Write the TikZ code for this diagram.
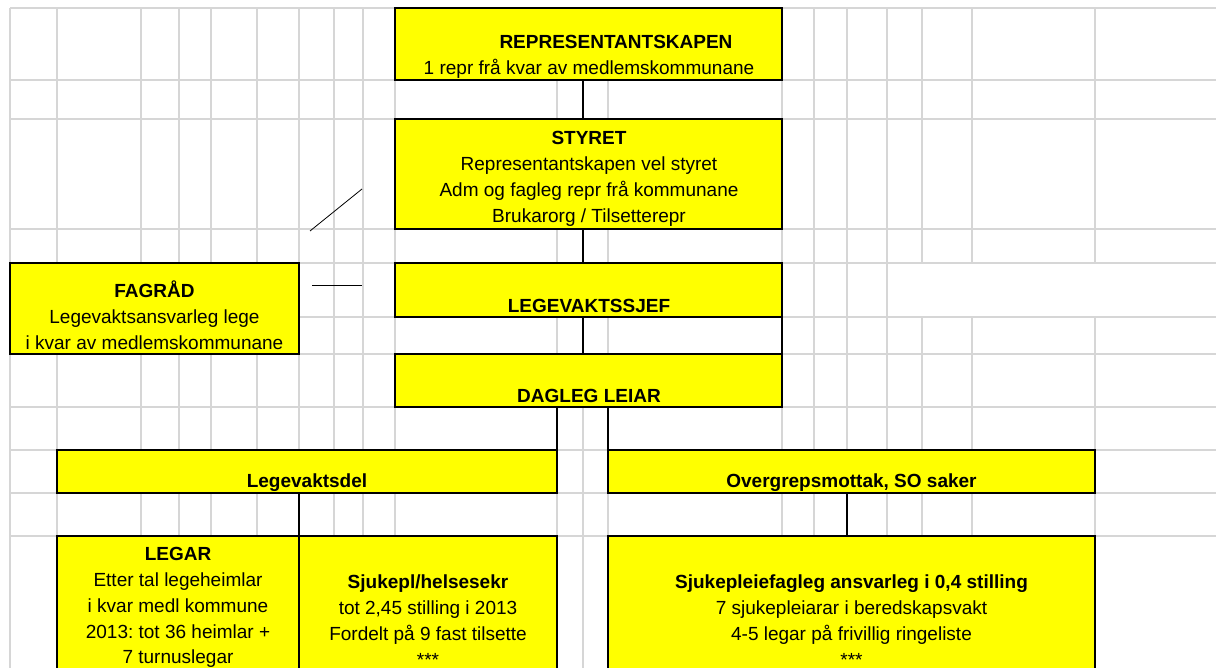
\documentclass[tikz,border=0pt]{standalone}
\usepackage{fontspec}
\setmainfont{Liberation Sans}
\frenchspacing
\definecolor{gridgray}{RGB}{214,214,214}
\definecolor{boxyellow}{RGB}{255,255,0}
\begin{document}
\begin{tikzpicture}[x=1pt,y=-1pt,
  gridline/.style={draw=gridgray, line width=1.2pt},
  box/.style={draw=black, fill=boxyellow, line width=2pt, inner sep=0pt, outer sep=0pt},
  txt/.style={inner sep=0pt, anchor=north, align=center, font=\fontsize{19}{25.8}\selectfont},
  conn/.style={draw=black, line width=2pt},
  thinline/.style={draw=black, line width=0.8pt}]
\useasboundingbox (0,0) rectangle (1216,668);
\clip (0,0) rectangle (1216,668);
% spreadsheet grid
\foreach \y in {8,80,119,229,263,317,354,407,450,493,536}
  \draw[gridline] (10,\y) -- (1216,\y);
\foreach \x in {10,57,141,179,211,257,299,334,363,395,557,583,608,782,814,847,887}
  \draw[gridline] (\x,8) -- (\x,668);
\foreach \x in {922,972,1095} {
  \draw[gridline] (\x,8) -- (\x,263);
  \draw[gridline] (\x,317) -- (\x,668);
}
% boxes
\node[box, minimum width=387pt, minimum height=72pt] (rep) at (588.5,44) {};
\node[box, minimum width=387pt, minimum height=110pt] (sty) at (588.5,174) {};
\node[box, minimum width=387pt, minimum height=54pt] (ls) at (588.5,290) {};
\node[box, minimum width=387pt, minimum height=53pt] (dl) at (588.5,380.5) {};
\node[box, minimum width=289pt, minimum height=91pt] (fag) at (154.5,308.5) {};
\node[box, minimum width=500pt, minimum height=43pt] (lvd) at (307,471.5) {};
\node[box, minimum width=487pt, minimum height=43pt] (ogm) at (851.5,471.5) {};
\node[box, minimum width=242pt, minimum height=164pt] (leg) at (178,618) {};
\node[box, minimum width=258pt, minimum height=164pt] (sjp) at (428,618) {};
\node[box, minimum width=487pt, minimum height=164pt] (sjf) at (851.5,618) {};
% connectors
\coordinate (c583) at (583,0);
\coordinate (c847) at (847,0);
\draw[conn] (rep.south -| c583) -- (sty.north -| c583);
\draw[conn] (sty.south -| c583) -- (ls.north -| c583);
\draw[conn] (ls.south -| c583) -- (dl.north -| c583);
\draw[conn] (ls.south east) -- (dl.north east);
\draw[conn] (dl.south -| lvd.east) -- (lvd.north east);
\draw[conn] (dl.south -| ogm.west) -- (ogm.north west);
\draw[conn] (lvd.south -| leg.east) -- (leg.north east);
\draw[conn] (ogm.south -| c847) -- (sjf.north -| c847);
% thin free lines
\coordinate (d1) at (362,189);
\coordinate (d2) at (310,231);
\coordinate (h1) at (312,285);
\coordinate (h2) at (362,285);
\draw[thinline] (d1) -- (d2);
\draw[thinline] (h1) -- (h2);
% texts
\node[txt] (repT) at (589,30.5) {\rule{0pt}{18pt}\hspace*{54pt}\textbf{REPRESENTANTSKAPEN}\\1 repr frå kvar av medlemskommunane};
\node[txt] (styT) at (589,126.5) {\rule{0pt}{18pt}\textbf{STYRET}\\Representantskapen vel styret\\Adm og fagleg repr frå kommunane\\Brukarorg / Tilsetterepr};
\node[txt] (lsT) at (589,294.5) {\rule{0pt}{18pt}\textbf{LEGEVAKTSSJEF}};
\node[txt] (dlT) at (589,384.5) {\rule{0pt}{18pt}\textbf{DAGLEG LEIAR}};
\node[txt] (fagT) at (154.5,279.5) {\rule{0pt}{18pt}\textbf{FAGRÅD}\\Legevaktsansvarleg lege\\i kvar av medlemskommunane};
\node[txt] (lvdT) at (307,469.5) {\rule{0pt}{18pt}\textbf{Legevaktsdel}};
\node[txt] (ogmT) at (851.5,469.5) {\rule{0pt}{18pt}\textbf{Overgrepsmottak, SO saker}};
\node[txt] (legT) at (178,542.5) {\rule{0pt}{18pt}\textbf{LEGAR}\\Etter tal legeheimlar\\i kvar medl kommune\\2013: tot 36 heimlar +\\7 turnuslegar};
\node[txt] (sjpT) at (428,570.5) {\rule{0pt}{18pt}\textbf{Sjukepl/helsesekr}\\tot 2,45 stilling i 2013\\Fordelt på 9 fast tilsette\\***};
\node[txt] (sjfT) at (851.5,570.5) {\rule{0pt}{18pt}\textbf{Sjukepleiefagleg ansvarleg i 0,4 stilling}\\7 sjukepleiarar i beredskapsvakt\\4-5 legar på frivillig ringeliste\\***};
\end{tikzpicture}
\end{document}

************

Pictures in the data above should not be copied; transcribe everything else exactly.

* RESULT BELOW:
Write the TikZ code for this diagram.
\documentclass[tikz,border=0pt]{standalone}
\usepackage{fontspec}
\setmainfont{Liberation Sans}
\frenchspacing
\definecolor{gridgray}{RGB}{214,214,214}
\definecolor{boxyellow}{RGB}{255,255,0}
\begin{document}
\begin{tikzpicture}[x=1pt,y=-1pt,
  gridline/.style={draw=gridgray, line width=1.2pt},
  box/.style={draw=black, fill=boxyellow, line width=2pt, inner sep=0pt, outer sep=0pt},
  txt/.style={inner sep=0pt, anchor=north, align=center, font=\fontsize{19}{25.8}\selectfont},
  conn/.style={draw=black, line width=2pt},
  thinline/.style={draw=black, line width=0.8pt}]
\useasboundingbox (0,0) rectangle (1216,668);
\clip (0,0) rectangle (1216,668);
% spreadsheet grid
\foreach \y in {8,80,119,229,263,317,354,407,450,493,536}
  \draw[gridline] (10,\y) -- (1216,\y);
\foreach \x in {10,57,141,179,211,257,299,334,363,395,557,583,608,782,814,847,887}
  \draw[gridline] (\x,8) -- (\x,668);
\foreach \x in {922,972,1095} {
  \draw[gridline] (\x,8) -- (\x,263);
  \draw[gridline] (\x,317) -- (\x,668);
}
% boxes
\node[box, minimum width=387pt, minimum height=72pt] (rep) at (588.5,44) {};
\node[box, minimum width=387pt, minimum height=110pt] (sty) at (588.5,174) {};
\node[box, minimum width=387pt, minimum height=54pt] (ls) at (588.5,290) {};
\node[box, minimum width=387pt, minimum height=53pt] (dl) at (588.5,380.5) {};
\node[box, minimum width=289pt, minimum height=91pt] (fag) at (154.5,308.5) {};
\node[box, minimum width=500pt, minimum height=43pt] (lvd) at (307,471.5) {};
\node[box, minimum width=487pt, minimum height=43pt] (ogm) at (851.5,471.5) {};
\node[box, minimum width=242pt, minimum height=164pt] (leg) at (178,618) {};
\node[box, minimum width=258pt, minimum height=164pt] (sjp) at (428,618) {};
\node[box, minimum width=487pt, minimum height=164pt] (sjf) at (851.5,618) {};
% connectors
\coordinate (c583) at (583,0);
\coordinate (c847) at (847,0);
\draw[conn] (rep.south -| c583) -- (sty.north -| c583);
\draw[conn] (sty.south -| c583) -- (ls.north -| c583);
\draw[conn] (ls.south -| c583) -- (dl.north -| c583);
\draw[conn] (ls.south east) -- (dl.north east);
\draw[conn] (dl.south -| lvd.east) -- (lvd.north east);
\draw[conn] (dl.south -| ogm.west) -- (ogm.north west);
\draw[conn] (lvd.south -| leg.east) -- (leg.north east);
\draw[conn] (ogm.south -| c847) -- (sjf.north -| c847);
% thin free lines
\coordinate (d1) at (362,189);
\coordinate (d2) at (310,231);
\coordinate (h1) at (312,285);
\coordinate (h2) at (362,285);
\draw[thinline] (d1) -- (d2);
\draw[thinline] (h1) -- (h2);
% texts
\node[txt] (repT) at (589,30.5) {\rule{0pt}{18pt}\hspace*{54pt}\textbf{REPRESENTANTSKAPEN}\\1 repr frå kvar av medlemskommunane};
\node[txt] (styT) at (589,126.5) {\rule{0pt}{18pt}\textbf{STYRET}\\Representantskapen vel styret\\Adm og fagleg repr frå kommunane\\Brukarorg / Tilsetterepr};
\node[txt] (lsT) at (589,294.5) {\rule{0pt}{18pt}\textbf{LEGEVAKTSSJEF}};
\node[txt] (dlT) at (589,384.5) {\rule{0pt}{18pt}\textbf{DAGLEG LEIAR}};
\node[txt] (fagT) at (154.5,279.5) {\rule{0pt}{18pt}\textbf{FAGRÅD}\\Legevaktsansvarleg lege\\i kvar av medlemskommunane};
\node[txt] (lvdT) at (307,469.5) {\rule{0pt}{18pt}\textbf{Legevaktsdel}};
\node[txt] (ogmT) at (851.5,469.5) {\rule{0pt}{18pt}\textbf{Overgrepsmottak, SO saker}};
\node[txt] (legT) at (178,542.5) {\rule{0pt}{18pt}\textbf{LEGAR}\\Etter tal legeheimlar\\i kvar medl kommune\\2013: tot 36 heimlar +\\7 turnuslegar};
\node[txt] (sjpT) at (428,570.5) {\rule{0pt}{18pt}\textbf{Sjukepl/helsesekr}\\tot 2,45 stilling i 2013\\Fordelt på 9 fast tilsette\\***};
\node[txt] (sjfT) at (851.5,570.5) {\rule{0pt}{18pt}\textbf{Sjukepleiefagleg ansvarleg i 0,4 stilling}\\7 sjukepleiarar i beredskapsvakt\\4-5 legar på frivillig ringeliste\\***};
\end{tikzpicture}
\end{document}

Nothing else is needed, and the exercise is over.